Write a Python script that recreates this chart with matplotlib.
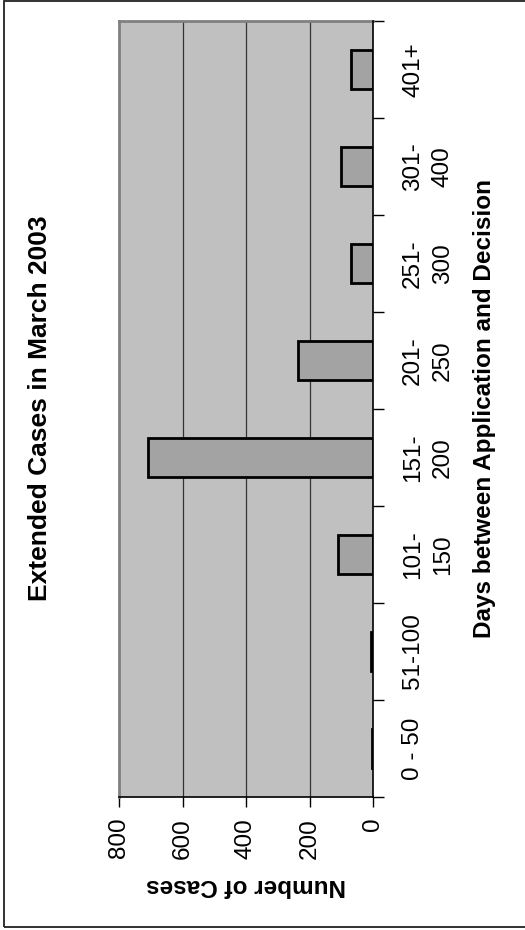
import matplotlib
matplotlib.use("Agg")
import matplotlib.pyplot as plt
from matplotlib.patches import Rectangle
from matplotlib.ticker import FixedLocator
import numpy as np

plt.rcParams['font.family'] = ['Liberation Sans', 'DejaVu Sans']

# Day ranges between application and decision, and number of cases
categories = ["0 - 50", "51-100", "101-\n150", "151-\n200", "201-\n250",
              "251-\n300", "301-\n400", "401+"]
cases = [4, 5, 110, 710, 237, 68, 100, 68]
value_ticks = [0, 200, 400, 600, 800]
value_tick_labels = ["0", "200", "400", "600", "800"]

W, H = 525, 930
fig = plt.figure(figsize=(W / 100, H / 100), dpi=100)
fig.patch.set_facecolor("white")

# Outer frame of the page (open on the right)
fig.add_artist(Rectangle((4 / W, 1 - 927 / H), 1.0, (927 - 1) / H,
                         transform=fig.transFigure, fill=False,
                         edgecolor="#222222", linewidth=1.3))

left, right, top, bottom = 119, 373, 21, 797
ax = fig.add_axes([left / W, 1 - bottom / H, (right - left) / W, (bottom - top) / H])
ax.set_facecolor("#C0C0C0")

pos = np.arange(len(categories))
ax.barh(pos, cases, height=0.4, color="#A3A3A3", edgecolor="black",
        linewidth=2.0, zorder=3)

ax.set_xlim(800, 0)
ax.set_ylim(-0.5, len(categories) - 0.5)

# Gridlines
for v in value_ticks[1:-1]:
    ax.axvline(v, color="#333333", linewidth=0.9, zorder=1)

# Spines: value axis and zero line black, plot-area border grey
for s in ["left", "top"]:
    ax.spines[s].set_color("#808080")
    ax.spines[s].set_linewidth(2.0)
for s in ["right", "bottom"]:
    ax.spines[s].set_color("black")
    ax.spines[s].set_linewidth(1.2)
ax.spines["right"].set_zorder(4)

# Value axis (bottom)
ax.set_xticks(value_ticks)
ax.set_xticklabels(value_tick_labels, rotation=90, va="top", ha="center",
                   fontsize=17.5)
ax.tick_params(axis="x", direction="out", length=7, width=1.0, pad=8)

# Category axis (right side)
ax.yaxis.tick_right()
ax.yaxis.set_major_locator(FixedLocator(np.arange(-0.5, len(categories), 1.0)))
ax.yaxis.set_minor_locator(FixedLocator(pos))
ax.tick_params(axis="y", which="major", direction="out", length=8, width=1.0,
               labelright=False)
ax.tick_params(axis="y", which="minor", length=0, pad=21)
for lbl, txt in zip(ax.set_yticklabels(categories, minor=True, rotation=90,
                                       fontsize=17.5, va="center", ha="left",
                                       multialignment="center"), categories):
    lbl.set_linespacing(1.45)

# Titles and axis labels
fig.text(40 / W, 1 - 408 / H, "Extended Cases in March 2003", rotation=90,
         ha="center", va="center", fontsize=19, fontweight="bold")
fig.text(484 / W, 1 - 409 / H, "Days between Application and Decision",
         rotation=90, ha="center", va="center", fontsize=17.5, fontweight="bold")
fig.text(246 / W, 1 - 885 / H, "Number of Cases", rotation=180,
         ha="center", va="center", fontsize=17.5, fontweight="bold")

fig.savefig("out.png", dpi=100)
++++++
**Stated task**
Copy each line above precisely, dropping the pictures.

**Written response**
Write a Python script that recreates this chart with matplotlib.
import matplotlib
matplotlib.use("Agg")
import matplotlib.pyplot as plt
from matplotlib.patches import Rectangle
from matplotlib.ticker import FixedLocator
import numpy as np

plt.rcParams['font.family'] = ['Liberation Sans', 'DejaVu Sans']

# Day ranges between application and decision, and number of cases
categories = ["0 - 50", "51-100", "101-\n150", "151-\n200", "201-\n250",
              "251-\n300", "301-\n400", "401+"]
cases = [4, 5, 110, 710, 237, 68, 100, 68]
value_ticks = [0, 200, 400, 600, 800]
value_tick_labels = ["0", "200", "400", "600", "800"]

W, H = 525, 930
fig = plt.figure(figsize=(W / 100, H / 100), dpi=100)
fig.patch.set_facecolor("white")

# Outer frame of the page (open on the right)
fig.add_artist(Rectangle((4 / W, 1 - 927 / H), 1.0, (927 - 1) / H,
                         transform=fig.transFigure, fill=False,
                         edgecolor="#222222", linewidth=1.3))

left, right, top, bottom = 119, 373, 21, 797
ax = fig.add_axes([left / W, 1 - bottom / H, (right - left) / W, (bottom - top) / H])
ax.set_facecolor("#C0C0C0")

pos = np.arange(len(categories))
ax.barh(pos, cases, height=0.4, color="#A3A3A3", edgecolor="black",
        linewidth=2.0, zorder=3)

ax.set_xlim(800, 0)
ax.set_ylim(-0.5, len(categories) - 0.5)

# Gridlines
for v in value_ticks[1:-1]:
    ax.axvline(v, color="#333333", linewidth=0.9, zorder=1)

# Spines: value axis and zero line black, plot-area border grey
for s in ["left", "top"]:
    ax.spines[s].set_color("#808080")
    ax.spines[s].set_linewidth(2.0)
for s in ["right", "bottom"]:
    ax.spines[s].set_color("black")
    ax.spines[s].set_linewidth(1.2)
ax.spines["right"].set_zorder(4)

# Value axis (bottom)
ax.set_xticks(value_ticks)
ax.set_xticklabels(value_tick_labels, rotation=90, va="top", ha="center",
                   fontsize=17.5)
ax.tick_params(axis="x", direction="out", length=7, width=1.0, pad=8)

# Category axis (right side)
ax.yaxis.tick_right()
ax.yaxis.set_major_locator(FixedLocator(np.arange(-0.5, len(categories), 1.0)))
ax.yaxis.set_minor_locator(FixedLocator(pos))
ax.tick_params(axis="y", which="major", direction="out", length=8, width=1.0,
               labelright=False)
ax.tick_params(axis="y", which="minor", length=0, pad=21)
for lbl, txt in zip(ax.set_yticklabels(categories, minor=True, rotation=90,
                                       fontsize=17.5, va="center", ha="left",
                                       multialignment="center"), categories):
    lbl.set_linespacing(1.45)

# Titles and axis labels
fig.text(40 / W, 1 - 408 / H, "Extended Cases in March 2003", rotation=90,
         ha="center", va="center", fontsize=19, fontweight="bold")
fig.text(484 / W, 1 - 409 / H, "Days between Application and Decision",
         rotation=90, ha="center", va="center", fontsize=17.5, fontweight="bold")
fig.text(246 / W, 1 - 885 / H, "Number of Cases", rotation=180,
         ha="center", va="center", fontsize=17.5, fontweight="bold")

fig.savefig("out.png", dpi=100)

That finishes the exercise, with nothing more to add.